Set problem: Without the pictures, return each record as it appears.
═══ Records shown ═══
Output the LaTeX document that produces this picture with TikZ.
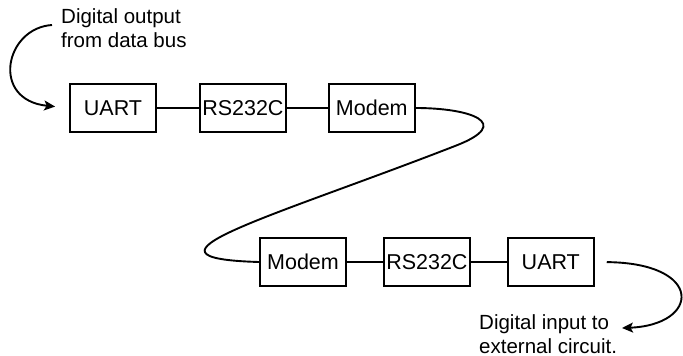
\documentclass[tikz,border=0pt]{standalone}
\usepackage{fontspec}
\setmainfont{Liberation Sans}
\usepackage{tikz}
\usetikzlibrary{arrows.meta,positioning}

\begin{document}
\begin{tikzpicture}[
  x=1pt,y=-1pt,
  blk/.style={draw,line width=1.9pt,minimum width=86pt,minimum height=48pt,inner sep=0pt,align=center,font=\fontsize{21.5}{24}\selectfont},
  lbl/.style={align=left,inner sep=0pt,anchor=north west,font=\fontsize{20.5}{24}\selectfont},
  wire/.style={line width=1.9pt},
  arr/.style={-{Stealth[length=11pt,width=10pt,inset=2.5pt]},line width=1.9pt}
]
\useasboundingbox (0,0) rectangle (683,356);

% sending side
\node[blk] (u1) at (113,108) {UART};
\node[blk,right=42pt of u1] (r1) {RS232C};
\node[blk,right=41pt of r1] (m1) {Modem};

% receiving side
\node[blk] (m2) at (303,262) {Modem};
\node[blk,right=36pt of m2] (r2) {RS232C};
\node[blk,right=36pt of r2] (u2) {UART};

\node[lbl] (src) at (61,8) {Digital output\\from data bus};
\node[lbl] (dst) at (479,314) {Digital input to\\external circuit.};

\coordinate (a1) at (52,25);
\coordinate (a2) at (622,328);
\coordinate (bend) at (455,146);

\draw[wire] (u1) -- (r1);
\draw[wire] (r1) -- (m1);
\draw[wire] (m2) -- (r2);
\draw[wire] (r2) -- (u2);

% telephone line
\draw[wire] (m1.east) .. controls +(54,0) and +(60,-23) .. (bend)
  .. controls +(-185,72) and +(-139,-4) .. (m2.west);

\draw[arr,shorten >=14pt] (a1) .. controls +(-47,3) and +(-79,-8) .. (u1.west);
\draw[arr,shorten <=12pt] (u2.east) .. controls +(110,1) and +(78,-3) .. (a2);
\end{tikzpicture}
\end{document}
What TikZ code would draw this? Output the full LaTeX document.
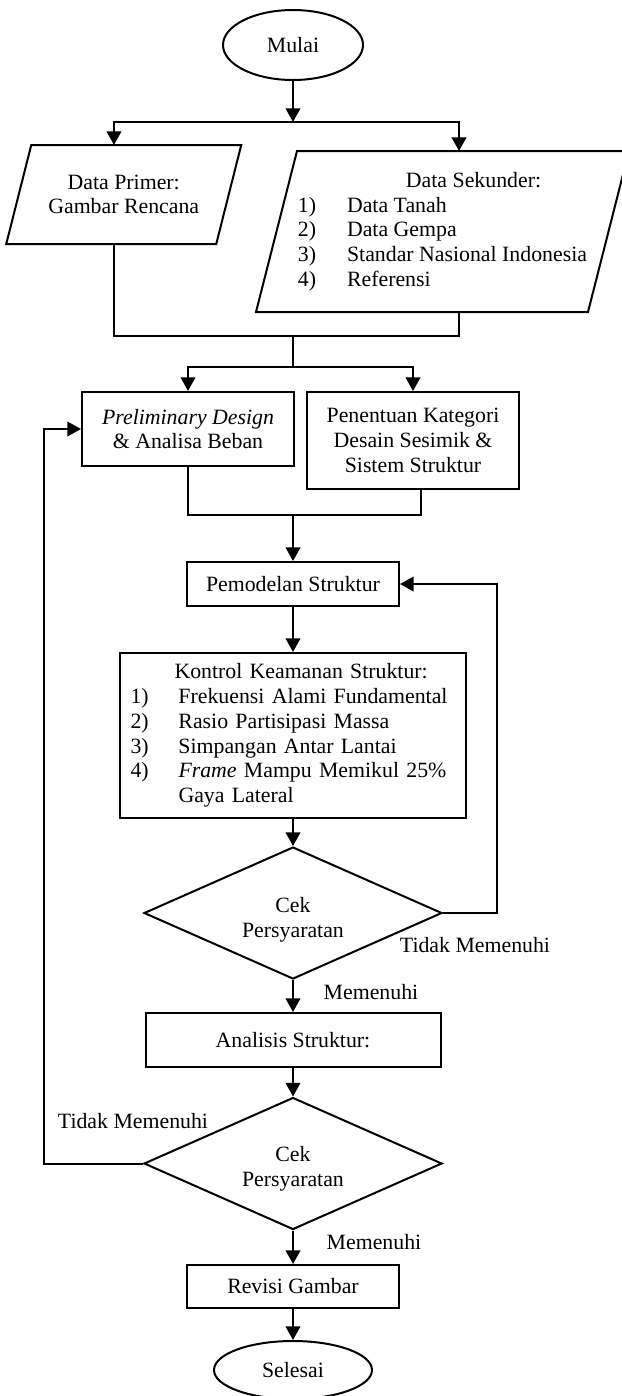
═══
Full response:
Output the LaTeX document that produces this picture with TikZ.
\documentclass[tikz,border=0pt]{standalone}
\usepackage{fontspec}
\setmainfont{Liberation Sans}
\usepackage{tikz}
\usetikzlibrary{arrows.meta,positioning}

\begin{document}
\begin{tikzpicture}[
  x=1pt,y=-1pt,
  blk/.style={draw,line width=1.9pt,minimum width=86pt,minimum height=48pt,inner sep=0pt,align=center,font=\fontsize{21.5}{24}\selectfont},
  lbl/.style={align=left,inner sep=0pt,anchor=north west,font=\fontsize{20.5}{24}\selectfont},
  wire/.style={line width=1.9pt},
  arr/.style={-{Stealth[length=11pt,width=10pt,inset=2.5pt]},line width=1.9pt}
]
\useasboundingbox (0,0) rectangle (683,356);

% sending side
\node[blk] (u1) at (113,108) {UART};
\node[blk,right=42pt of u1] (r1) {RS232C};
\node[blk,right=41pt of r1] (m1) {Modem};

% receiving side
\node[blk] (m2) at (303,262) {Modem};
\node[blk,right=36pt of m2] (r2) {RS232C};
\node[blk,right=36pt of r2] (u2) {UART};

\node[lbl] (src) at (61,8) {Digital output\\from data bus};
\node[lbl] (dst) at (479,314) {Digital input to\\external circuit.};

\coordinate (a1) at (52,25);
\coordinate (a2) at (622,328);
\coordinate (bend) at (455,146);

\draw[wire] (u1) -- (r1);
\draw[wire] (r1) -- (m1);
\draw[wire] (m2) -- (r2);
\draw[wire] (r2) -- (u2);

% telephone line
\draw[wire] (m1.east) .. controls +(54,0) and +(60,-23) .. (bend)
  .. controls +(-185,72) and +(-139,-4) .. (m2.west);

\draw[arr,shorten >=14pt] (a1) .. controls +(-47,3) and +(-79,-8) .. (u1.west);
\draw[arr,shorten <=12pt] (u2.east) .. controls +(110,1) and +(78,-3) .. (a2);
\end{tikzpicture}
\end{document}
What TikZ code would draw this? Output the full LaTeX document.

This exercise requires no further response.